#### Task to complete:
Find the lines that hold the word "React" and return them.

#### Provided material:
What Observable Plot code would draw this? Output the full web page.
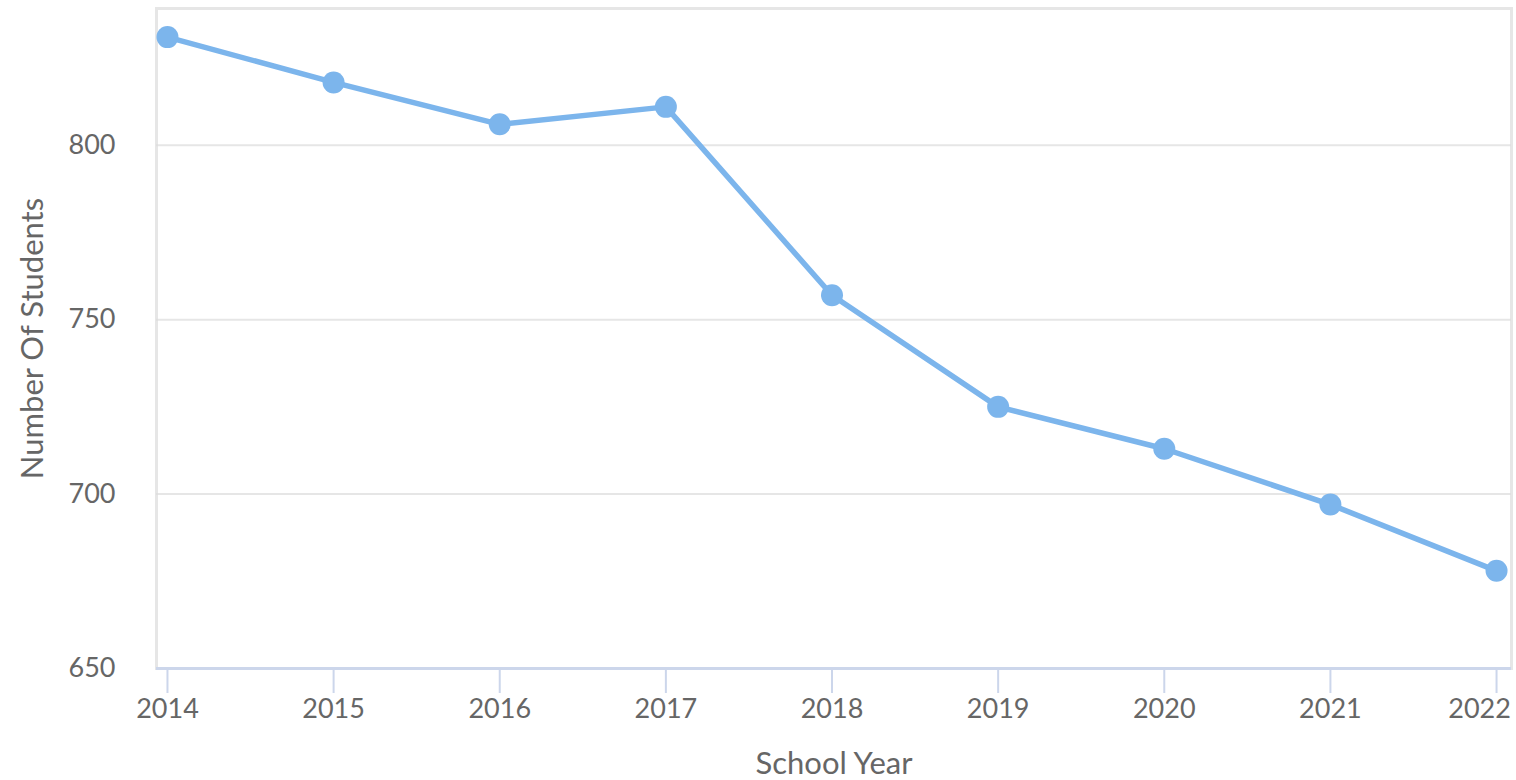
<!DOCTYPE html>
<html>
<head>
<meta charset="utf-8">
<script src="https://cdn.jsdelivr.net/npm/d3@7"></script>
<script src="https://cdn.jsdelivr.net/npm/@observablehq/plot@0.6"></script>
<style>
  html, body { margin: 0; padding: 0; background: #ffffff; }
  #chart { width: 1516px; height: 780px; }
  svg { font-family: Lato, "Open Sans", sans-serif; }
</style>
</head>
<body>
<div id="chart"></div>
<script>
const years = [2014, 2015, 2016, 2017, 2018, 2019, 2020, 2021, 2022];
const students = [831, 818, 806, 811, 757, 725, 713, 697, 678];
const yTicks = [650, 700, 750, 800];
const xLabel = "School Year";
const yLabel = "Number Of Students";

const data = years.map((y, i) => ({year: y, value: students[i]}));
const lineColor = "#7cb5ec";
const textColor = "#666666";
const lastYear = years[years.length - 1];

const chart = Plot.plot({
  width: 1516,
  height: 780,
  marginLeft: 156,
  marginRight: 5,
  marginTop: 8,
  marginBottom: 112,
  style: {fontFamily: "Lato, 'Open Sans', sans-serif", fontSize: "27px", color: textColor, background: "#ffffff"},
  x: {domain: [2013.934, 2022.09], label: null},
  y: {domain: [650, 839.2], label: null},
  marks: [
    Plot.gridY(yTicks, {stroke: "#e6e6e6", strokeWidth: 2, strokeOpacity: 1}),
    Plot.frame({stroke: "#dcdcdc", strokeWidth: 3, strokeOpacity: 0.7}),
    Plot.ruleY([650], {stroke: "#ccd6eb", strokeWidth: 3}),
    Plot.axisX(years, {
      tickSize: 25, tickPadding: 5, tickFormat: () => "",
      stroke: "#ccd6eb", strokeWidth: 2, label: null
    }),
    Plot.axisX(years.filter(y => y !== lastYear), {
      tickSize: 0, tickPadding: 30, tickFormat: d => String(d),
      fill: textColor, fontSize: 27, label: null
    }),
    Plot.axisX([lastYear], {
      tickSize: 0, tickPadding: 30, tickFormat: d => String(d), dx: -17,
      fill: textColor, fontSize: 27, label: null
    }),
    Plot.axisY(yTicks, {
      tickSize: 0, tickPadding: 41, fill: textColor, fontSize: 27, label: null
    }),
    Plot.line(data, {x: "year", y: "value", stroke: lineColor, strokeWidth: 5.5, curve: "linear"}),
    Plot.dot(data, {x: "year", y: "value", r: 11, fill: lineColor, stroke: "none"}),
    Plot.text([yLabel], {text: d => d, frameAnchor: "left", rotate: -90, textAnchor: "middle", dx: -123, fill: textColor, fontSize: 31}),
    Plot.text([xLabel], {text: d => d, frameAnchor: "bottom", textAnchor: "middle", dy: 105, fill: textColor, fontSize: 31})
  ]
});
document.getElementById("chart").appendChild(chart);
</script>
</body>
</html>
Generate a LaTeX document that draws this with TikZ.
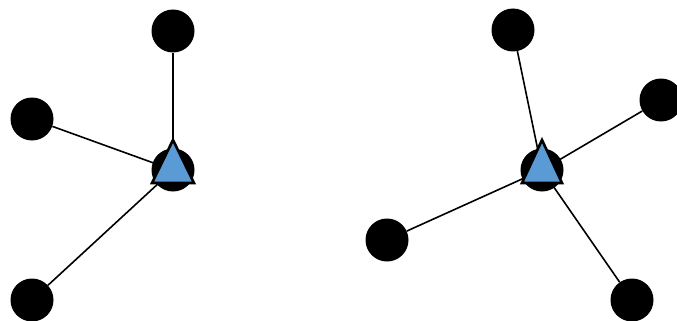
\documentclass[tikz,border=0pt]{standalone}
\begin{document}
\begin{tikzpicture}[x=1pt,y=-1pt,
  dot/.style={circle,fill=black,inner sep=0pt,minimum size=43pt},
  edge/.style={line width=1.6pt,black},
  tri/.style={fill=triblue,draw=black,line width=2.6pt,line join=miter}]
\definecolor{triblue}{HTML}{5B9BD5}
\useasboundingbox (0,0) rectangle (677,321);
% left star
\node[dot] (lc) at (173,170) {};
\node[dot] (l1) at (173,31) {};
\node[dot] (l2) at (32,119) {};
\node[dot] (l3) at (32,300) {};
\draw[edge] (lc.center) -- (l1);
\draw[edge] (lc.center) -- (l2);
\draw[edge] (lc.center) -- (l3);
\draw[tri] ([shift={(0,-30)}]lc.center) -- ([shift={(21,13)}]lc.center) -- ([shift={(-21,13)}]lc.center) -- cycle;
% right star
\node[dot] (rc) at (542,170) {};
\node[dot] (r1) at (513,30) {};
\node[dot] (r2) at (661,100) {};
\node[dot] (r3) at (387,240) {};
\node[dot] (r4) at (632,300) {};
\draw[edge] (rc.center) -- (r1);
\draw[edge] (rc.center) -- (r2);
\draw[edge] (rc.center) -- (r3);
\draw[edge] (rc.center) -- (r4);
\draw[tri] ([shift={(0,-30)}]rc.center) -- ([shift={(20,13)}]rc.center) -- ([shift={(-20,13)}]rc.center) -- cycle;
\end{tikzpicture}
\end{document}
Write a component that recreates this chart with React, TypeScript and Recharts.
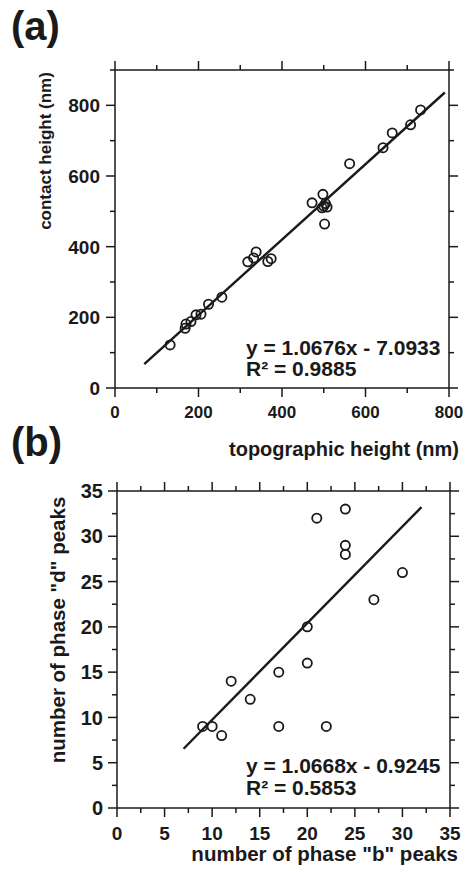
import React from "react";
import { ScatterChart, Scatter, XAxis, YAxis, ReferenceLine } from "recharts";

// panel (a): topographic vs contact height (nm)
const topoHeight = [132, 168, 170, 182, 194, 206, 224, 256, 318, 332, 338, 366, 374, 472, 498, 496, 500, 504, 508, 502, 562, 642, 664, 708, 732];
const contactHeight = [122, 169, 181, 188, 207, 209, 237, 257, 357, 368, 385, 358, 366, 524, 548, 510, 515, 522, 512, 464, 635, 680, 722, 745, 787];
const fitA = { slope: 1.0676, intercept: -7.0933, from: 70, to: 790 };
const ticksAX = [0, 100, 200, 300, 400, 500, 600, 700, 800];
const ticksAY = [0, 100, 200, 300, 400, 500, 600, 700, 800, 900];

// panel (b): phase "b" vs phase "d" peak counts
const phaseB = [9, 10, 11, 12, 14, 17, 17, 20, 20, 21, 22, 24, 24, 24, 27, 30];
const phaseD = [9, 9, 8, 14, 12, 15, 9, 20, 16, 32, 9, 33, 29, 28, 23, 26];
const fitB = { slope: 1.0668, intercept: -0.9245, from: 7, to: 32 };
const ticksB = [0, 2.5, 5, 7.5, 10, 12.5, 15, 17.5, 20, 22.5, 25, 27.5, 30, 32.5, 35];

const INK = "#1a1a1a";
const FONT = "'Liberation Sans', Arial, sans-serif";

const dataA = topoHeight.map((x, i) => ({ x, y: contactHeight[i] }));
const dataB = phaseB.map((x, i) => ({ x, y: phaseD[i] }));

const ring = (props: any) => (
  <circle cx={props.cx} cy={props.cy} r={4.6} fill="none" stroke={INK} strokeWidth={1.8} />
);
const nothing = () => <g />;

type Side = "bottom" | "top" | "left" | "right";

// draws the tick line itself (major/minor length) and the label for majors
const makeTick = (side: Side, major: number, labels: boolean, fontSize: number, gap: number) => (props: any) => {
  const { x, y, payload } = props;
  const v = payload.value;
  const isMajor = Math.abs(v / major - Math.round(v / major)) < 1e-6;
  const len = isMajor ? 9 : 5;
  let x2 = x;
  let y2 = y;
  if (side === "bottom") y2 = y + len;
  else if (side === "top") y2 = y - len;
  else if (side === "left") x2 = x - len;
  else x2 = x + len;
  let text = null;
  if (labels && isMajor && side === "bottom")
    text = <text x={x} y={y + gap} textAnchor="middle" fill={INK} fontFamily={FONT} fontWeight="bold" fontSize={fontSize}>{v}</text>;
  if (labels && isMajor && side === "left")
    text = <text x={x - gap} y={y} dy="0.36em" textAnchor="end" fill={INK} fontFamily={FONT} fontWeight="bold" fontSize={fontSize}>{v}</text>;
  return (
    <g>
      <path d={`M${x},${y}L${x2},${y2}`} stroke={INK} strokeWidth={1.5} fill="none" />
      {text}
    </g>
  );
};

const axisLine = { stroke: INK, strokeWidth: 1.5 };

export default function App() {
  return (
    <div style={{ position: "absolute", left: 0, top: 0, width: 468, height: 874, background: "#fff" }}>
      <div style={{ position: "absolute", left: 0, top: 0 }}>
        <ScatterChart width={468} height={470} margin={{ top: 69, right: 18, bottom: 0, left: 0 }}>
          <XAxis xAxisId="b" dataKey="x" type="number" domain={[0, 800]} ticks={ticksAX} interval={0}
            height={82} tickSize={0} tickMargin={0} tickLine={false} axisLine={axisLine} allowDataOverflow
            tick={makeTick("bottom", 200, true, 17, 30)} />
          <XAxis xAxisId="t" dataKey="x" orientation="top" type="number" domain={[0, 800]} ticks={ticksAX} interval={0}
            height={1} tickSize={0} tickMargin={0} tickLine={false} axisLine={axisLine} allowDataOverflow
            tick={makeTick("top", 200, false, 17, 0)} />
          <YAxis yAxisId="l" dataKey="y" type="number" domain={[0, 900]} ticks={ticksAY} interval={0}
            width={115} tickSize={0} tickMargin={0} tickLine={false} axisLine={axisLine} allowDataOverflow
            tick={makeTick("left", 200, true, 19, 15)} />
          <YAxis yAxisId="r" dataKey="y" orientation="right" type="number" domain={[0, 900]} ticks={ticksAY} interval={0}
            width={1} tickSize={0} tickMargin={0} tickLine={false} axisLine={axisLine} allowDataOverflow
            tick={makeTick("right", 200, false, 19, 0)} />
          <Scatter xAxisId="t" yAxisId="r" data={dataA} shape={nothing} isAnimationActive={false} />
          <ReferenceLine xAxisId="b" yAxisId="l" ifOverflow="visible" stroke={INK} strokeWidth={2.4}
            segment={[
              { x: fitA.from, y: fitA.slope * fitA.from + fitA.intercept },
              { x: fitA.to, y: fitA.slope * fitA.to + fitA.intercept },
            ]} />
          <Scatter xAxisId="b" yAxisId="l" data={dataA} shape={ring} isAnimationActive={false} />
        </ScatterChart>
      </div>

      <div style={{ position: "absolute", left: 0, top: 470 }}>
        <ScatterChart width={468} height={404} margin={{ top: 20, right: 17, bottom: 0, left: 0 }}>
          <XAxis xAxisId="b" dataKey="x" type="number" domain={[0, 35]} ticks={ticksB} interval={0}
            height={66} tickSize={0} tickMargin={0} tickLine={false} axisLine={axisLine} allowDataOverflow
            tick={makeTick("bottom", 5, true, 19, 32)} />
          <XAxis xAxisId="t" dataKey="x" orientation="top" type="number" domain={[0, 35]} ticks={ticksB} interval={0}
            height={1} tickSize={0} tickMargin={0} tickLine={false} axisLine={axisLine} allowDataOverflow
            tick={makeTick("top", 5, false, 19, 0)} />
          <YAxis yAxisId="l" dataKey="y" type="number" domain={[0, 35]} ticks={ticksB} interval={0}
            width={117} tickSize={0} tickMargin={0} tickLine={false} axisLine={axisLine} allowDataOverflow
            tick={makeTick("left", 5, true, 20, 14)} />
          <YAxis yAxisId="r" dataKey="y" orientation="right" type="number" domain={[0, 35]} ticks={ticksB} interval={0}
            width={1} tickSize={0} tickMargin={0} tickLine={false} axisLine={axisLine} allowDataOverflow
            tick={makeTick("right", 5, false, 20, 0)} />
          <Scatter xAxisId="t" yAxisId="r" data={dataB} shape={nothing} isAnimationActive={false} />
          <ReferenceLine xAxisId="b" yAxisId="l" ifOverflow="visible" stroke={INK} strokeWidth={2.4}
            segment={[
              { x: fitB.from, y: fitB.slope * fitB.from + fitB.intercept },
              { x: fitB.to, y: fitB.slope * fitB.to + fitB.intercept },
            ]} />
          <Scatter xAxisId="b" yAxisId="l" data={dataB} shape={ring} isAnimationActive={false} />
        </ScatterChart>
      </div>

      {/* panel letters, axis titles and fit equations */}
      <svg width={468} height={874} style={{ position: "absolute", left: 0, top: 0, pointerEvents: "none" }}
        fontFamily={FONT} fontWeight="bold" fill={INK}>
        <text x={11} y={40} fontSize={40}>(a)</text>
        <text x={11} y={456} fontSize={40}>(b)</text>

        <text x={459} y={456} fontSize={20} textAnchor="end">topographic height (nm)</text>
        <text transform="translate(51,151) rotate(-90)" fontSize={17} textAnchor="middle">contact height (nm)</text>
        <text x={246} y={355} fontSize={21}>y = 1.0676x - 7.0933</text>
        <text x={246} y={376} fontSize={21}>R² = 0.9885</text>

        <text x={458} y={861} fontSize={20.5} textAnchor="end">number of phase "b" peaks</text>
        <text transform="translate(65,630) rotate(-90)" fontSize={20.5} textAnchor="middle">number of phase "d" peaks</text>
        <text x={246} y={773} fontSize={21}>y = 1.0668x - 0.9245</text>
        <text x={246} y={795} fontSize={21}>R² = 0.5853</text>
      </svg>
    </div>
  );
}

#### Complete output:
Write a component that recreates this chart with React, TypeScript and Recharts.
import React from "react";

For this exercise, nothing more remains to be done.